US Senator Jon Ossoff of Georgia appeared to grow frustrated after Ratcliffe answered "I don't recall" to a series of questions about the content of the Signal chat.

"Director Ratcliffe, surely you prepared for this hearing today," Ossoff said. "You are part of a group of principals, senior echelons of the US government, and now a widely publicized breach of sensitive information."

"We will get the full transcript of this chain, and your testimony will be measured carefully against its content," he added.

Some Republican lawmakers also wanted to know more. Senator Todd Young said he would inquire during a closed hearing later on Tuesday. "It appears to me there are some unanswered questions," the Indiana Republican said.

A former US official told Reuters that operational details for military actions are typically classified and known to only a few people at the Pentagon and such top secret information is usually kept on computers that use a separate network.

Trump expressed support for his national security adviser, Michael Waltz, who had mistakenly added Goldberg to the Signal discussion.

"Michael Waltz has learned a lesson, and he's a good man," Trump told NBC News.

National Security Council spokesperson Brian Hughes said on Monday that the chat group appeared to be authentic.

Classified and sensitive information is not supposed to be shared on commercial mobile phone apps, and unknown numbers - such as Goldberg's - should not have been included. Additionally, Signal's ability to erase conversations would violate laws governing the retention of government records.

"This is one more example of the kind of sloppy, careless, incompetent behaviour, particularly toward classified information ... of this administration," the committee's Democratic vice chairman, Mark Warner of Virginia, said.

SECURITY CONCERNS

Accounts that appeared to represent Vice President JD Vance, Secretary of State Marco Rubio, Ratcliffe, Gabbard, Treasury Secretary Scott Bessent, White House chief of staff Susie Wiles, and senior National Security Council officials were assembled in the chat group, Goldberg wrote on Monday.

US Defense Secretary Pete Hegseth. Photo: Reuters
US Defense Secretary Pete Hegseth. Photo: Reuters
Gabbard acknowledged that she had been abroad during the chat, although she declined to say whether she had been using a private phone.

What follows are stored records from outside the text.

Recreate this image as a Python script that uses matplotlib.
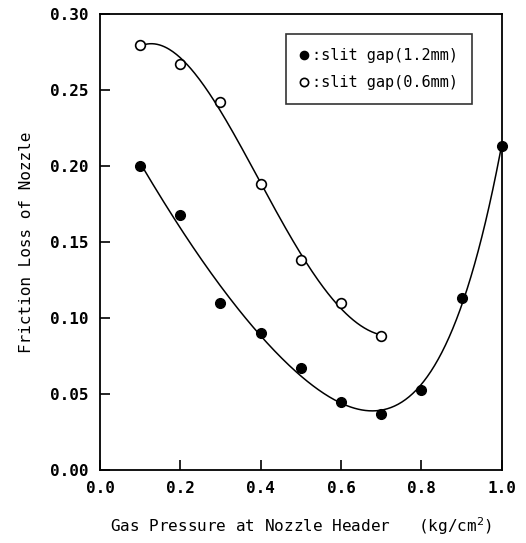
import matplotlib
matplotlib.use('Agg')
import matplotlib.pyplot as plt
import numpy as np

plt.rcParams['font.family'] = 'DejaVu Sans Mono'

pressure_wide = [0.1, 0.2, 0.3, 0.4, 0.5, 0.6, 0.7, 0.8, 0.9, 1.0]
loss_wide = [0.200, 0.168, 0.110, 0.090, 0.067, 0.045, 0.037, 0.053, 0.113, 0.213]
pressure_narrow = [0.1, 0.2, 0.3, 0.4, 0.5, 0.6, 0.7]
loss_narrow = [0.280, 0.267, 0.242, 0.188, 0.138, 0.110, 0.088]

fig = plt.figure(figsize=(5.26, 5.43), dpi=100)
ax = fig.add_axes([0.190, 0.134, 0.764, 0.840])

# smooth fitted curves through each series
xs = np.linspace(0.1, 1.0, 200)
cw = np.polyfit(pressure_wide, loss_wide, 5)
ax.plot(xs, np.polyval(cw, xs), color='black', lw=1.1)
xn = np.linspace(0.1, 0.7, 200)
cn = np.polyfit(pressure_narrow, loss_narrow, 4)
ax.plot(xn, np.polyval(cn, xn), color='black', lw=1.1)

ax.plot(pressure_wide, loss_wide, 'o', ms=7, color='black', mfc='black',
        label=':slit gap(1.2mm)', clip_on=False, zorder=3)
ax.plot(pressure_narrow, loss_narrow, 'o', ms=7, color='black', mfc='white',
        mew=1.2, label=':slit gap(0.6mm)', clip_on=False, zorder=3)

ax.set_xlim(0.0, 1.0)
ax.set_ylim(0.0, 0.30)
ax.set_xticks(np.arange(0, 1.01, 0.2))
ax.set_yticks(np.arange(0, 0.301, 0.05))
ax.set_xticklabels(['0.0', '0.2', '0.4', '0.6', '0.8', '1.0'], fontweight='bold')
ax.set_yticklabels(['0.00', '0.05', '0.10', '0.15', '0.20', '0.25', '0.30'], fontweight='bold')
ax.tick_params(direction='in', length=7, width=1.2, labelsize=11.5, pad=8)
for s in ax.spines.values():
    s.set_linewidth(1.3)

ax.set_xlabel('Gas Pressure at Nozzle Header   (kg/cm$^{2}$)', fontsize=11.5, labelpad=14)
ax.set_ylabel('Friction Loss of Nozzle', fontsize=11.5, labelpad=12)

leg = ax.legend(loc='upper right', bbox_to_anchor=(0.925, 0.956), fontsize=11,
                handlelength=0.6, handletextpad=0.2, markerscale=0.85,
                labelspacing=0.8, fancybox=False, edgecolor='black',
                borderpad=0.9, borderaxespad=0)
leg.get_frame().set_linewidth(1.2)

fig.savefig('out.png', facecolor='w')
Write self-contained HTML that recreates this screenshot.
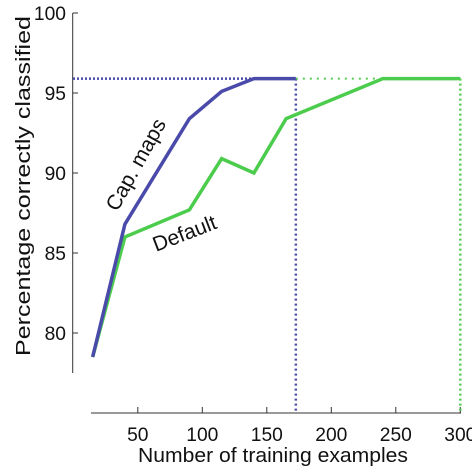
<!DOCTYPE html>
<html><head><meta charset="utf-8"><style>
body{margin:0;background:#fff}
svg text{font-family:"Liberation Sans",sans-serif;fill:#111}
</style></head><body>
<svg width="472" height="466">
<g id="g"></g>
</svg>
<script>
const xTicks=[50,100,150,200,250,300];
const yTicks=[80,85,90,95,100];
const capX=[15,40,90,115,140,172.5];
const capY=[78.5,86.8,93.4,95.1,95.9,95.9];
const defX=[15,40,90,115,140,165,240,300];
const defY=[78.5,86,87.7,90.9,90.0,93.4,95.9,95.9];
const capMax=95.9, capEnd=172.5, defEnd=300;
const sx=v=>73.3+v*1.29;
const sy=v=>333-(v-80)*16;
const g=document.getElementById('g');
const NS='http://www.w3.org/2000/svg';
function mk(t,a,p){const e=document.createElementNS(NS,t);for(const k in a)e.setAttribute(k,a[k]);(p||g).appendChild(e);return e;}
let e;
e=mk('line',{x1:72.7,y1:sy(100),x2:72.7,y2:373,stroke:'#333','stroke-width':1});

e=mk('line',{x1:91,y1:413,x2:461,y2:413,stroke:'#333','stroke-width':1});

yTicks.forEach(v=>{mk('line',{x1:72.7,y1:sy(v),x2:78,y2:sy(v),stroke:'#333'});
 const s=String(v);
 e=mk('text',{x:66,y:sy(v)+7,'text-anchor':'end','font-size':19.5,textLength:s.length*10.7,lengthAdjust:'spacingAndGlyphs'});e.textContent=s;
 });
xTicks.forEach(v=>{mk('line',{x1:sx(v),y1:413,x2:sx(v),y2:407,stroke:'#333'});
 const s=String(v);
 e=mk('text',{x:sx(v),y:441,'text-anchor':'middle','font-size':19.5,textLength:s.length*10.7,lengthAdjust:'spacingAndGlyphs'});e.textContent=s;
 });
e=mk('line',{x1:73,y1:sy(capMax),x2:sx(capEnd),y2:sy(capMax),stroke:'#4a4aa8','stroke-width':2.5,'stroke-dasharray':'2,2'});

e=mk('line',{x1:sx(capEnd),y1:sy(capMax),x2:sx(capEnd),y2:413,stroke:'#4a4aa8','stroke-width':2.5,'stroke-dasharray':'2,3'});

e=mk('line',{x1:sx(capEnd),y1:sy(capMax),x2:sx(defEnd),y2:sy(capMax),stroke:'#55cc55','stroke-width':2,'stroke-dasharray':'2,5'});

e=mk('line',{x1:sx(defEnd),y1:sy(capMax),x2:sx(defEnd),y2:413,stroke:'#55cc55','stroke-width':2.5,'stroke-dasharray':'2,3'});

e=mk('polyline',{points:defX.map((x,i)=>sx(x)+','+sy(defY[i])).join(' '),fill:'none',stroke:'#4ccc4c','stroke-width':3.5});

e=mk('polyline',{points:capX.map((x,i)=>sx(x)+','+sy(capY[i])).join(' '),fill:'none',stroke:'#4a4aaa','stroke-width':3.5});

e=mk('text',{x:0,y:0,'font-size':21,transform:'translate(142,168) rotate(-61)','text-anchor':'middle'});e.textContent='Cap. maps';

e=mk('text',{x:0,y:0,'font-size':21,transform:'translate(187,240) rotate(-21)','text-anchor':'middle'});e.textContent='Default';

e=mk('text',{x:0,y:0,'font-size':20,transform:'translate(30,186) rotate(-90)','text-anchor':'middle',textLength:340,lengthAdjust:'spacingAndGlyphs'});e.textContent='Percentage correctly classified';

e=mk('text',{x:273,y:462,'font-size':20,'text-anchor':'middle',textLength:270,lengthAdjust:'spacingAndGlyphs'});e.textContent='Number of training examples';

</script>
</body></html>
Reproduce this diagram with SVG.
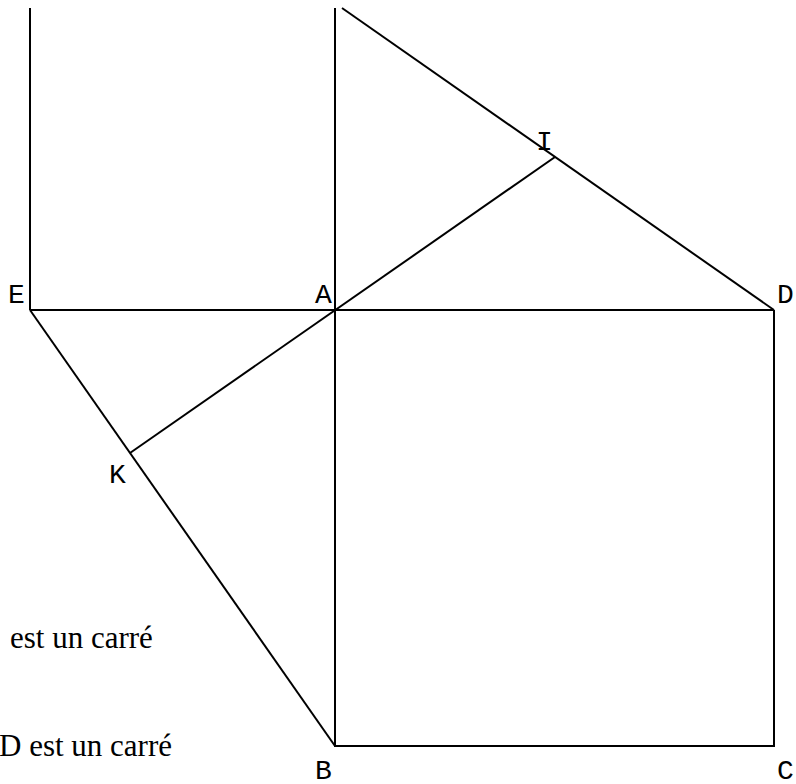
<svg xmlns="http://www.w3.org/2000/svg" width="796" height="784" viewBox="0 0 796 784">
<style>
.ln{stroke:#000;stroke-width:2;fill:none;stroke-linecap:butt}
.lbl{font-family:"Courier New","Liberation Mono",monospace;font-size:28px;fill:#000}
.txt{font-family:"Liberation Serif","Times New Roman",serif;font-size:31px;fill:#000}
</style>
<rect width="796" height="784" fill="#fff"/>
<g id="connectors">
<line class="ln" x1="30" y1="8" x2="30" y2="310"/>
<line class="ln" x1="335" y1="8" x2="335" y2="310"/>
<line class="ln" x1="342" y1="8" x2="774" y2="310"/>
<line class="ln" x1="30" y1="310" x2="774" y2="310"/>
<line class="ln" x1="30" y1="310" x2="335" y2="746"/>
<line class="ln" x1="130" y1="453" x2="555" y2="157"/>
<polyline class="ln" points="335,310 335,746 774,746 774,310"/>
</g>
<g id="E"><text class="lbl" x="8" y="303">E</text></g>
<g id="A"><text class="lbl" x="315" y="303">A</text></g>
<g id="D"><text class="lbl" x="777" y="303">D</text></g>
<g id="I"><text class="lbl" x="536" y="150">I</text></g>
<g id="K"><text class="lbl" x="109" y="483">K</text></g>
<g id="B"><text class="lbl" x="315" y="779">B</text></g>
<g id="C"><text class="lbl" x="777" y="779">C</text></g>
<g id="notes">
<text class="txt" x="10" y="648">est un carré</text>
<text class="txt" x="-1" y="756">D est un carré</text>
</g>
</svg>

White House press secretary Karoline Leavitt accused Goldberg of sensationalizing the story in a post on X.

In a post on X, Steven Cheung, the White House communications director, dismissed as "faux outrage" the concern over the inclusion of a journalist in a war-planning chat.

Hegseth told reporters on Monday that no one had texted war plans. Goldberg, appearing on CNN on Monday, called those comments "a lie."

It remained unclear why the officials chose to chat via Signal rather than the secure government channels typically used for sensitive discussions.

Signal has a "stellar reputation and is widely used and trusted in the security community," said Rocky Cole, whose cybersecurity firm iVerify helps protect smartphone users from hackers.

"The risk of discussing highly sensitive national security information on Signal isn't so much that Signal itself is insecure," Cole added. "It's the fact that nation-states threat actors have a demonstrated ability to remotely compromise the entire mobile phone itself. If the phone itself isn't secure, all the Signal messages on that device can be read."

Republican Representative Don Bacon, a retired Air Force general who sits on the House Armed Services Committee, told reporters that Hegseth needed to take responsibility for the breach, which he said put lives at risk.

Asked about the White House claim that no classified details were shared, Bacon responded: "They ought to just be honest and own up to it."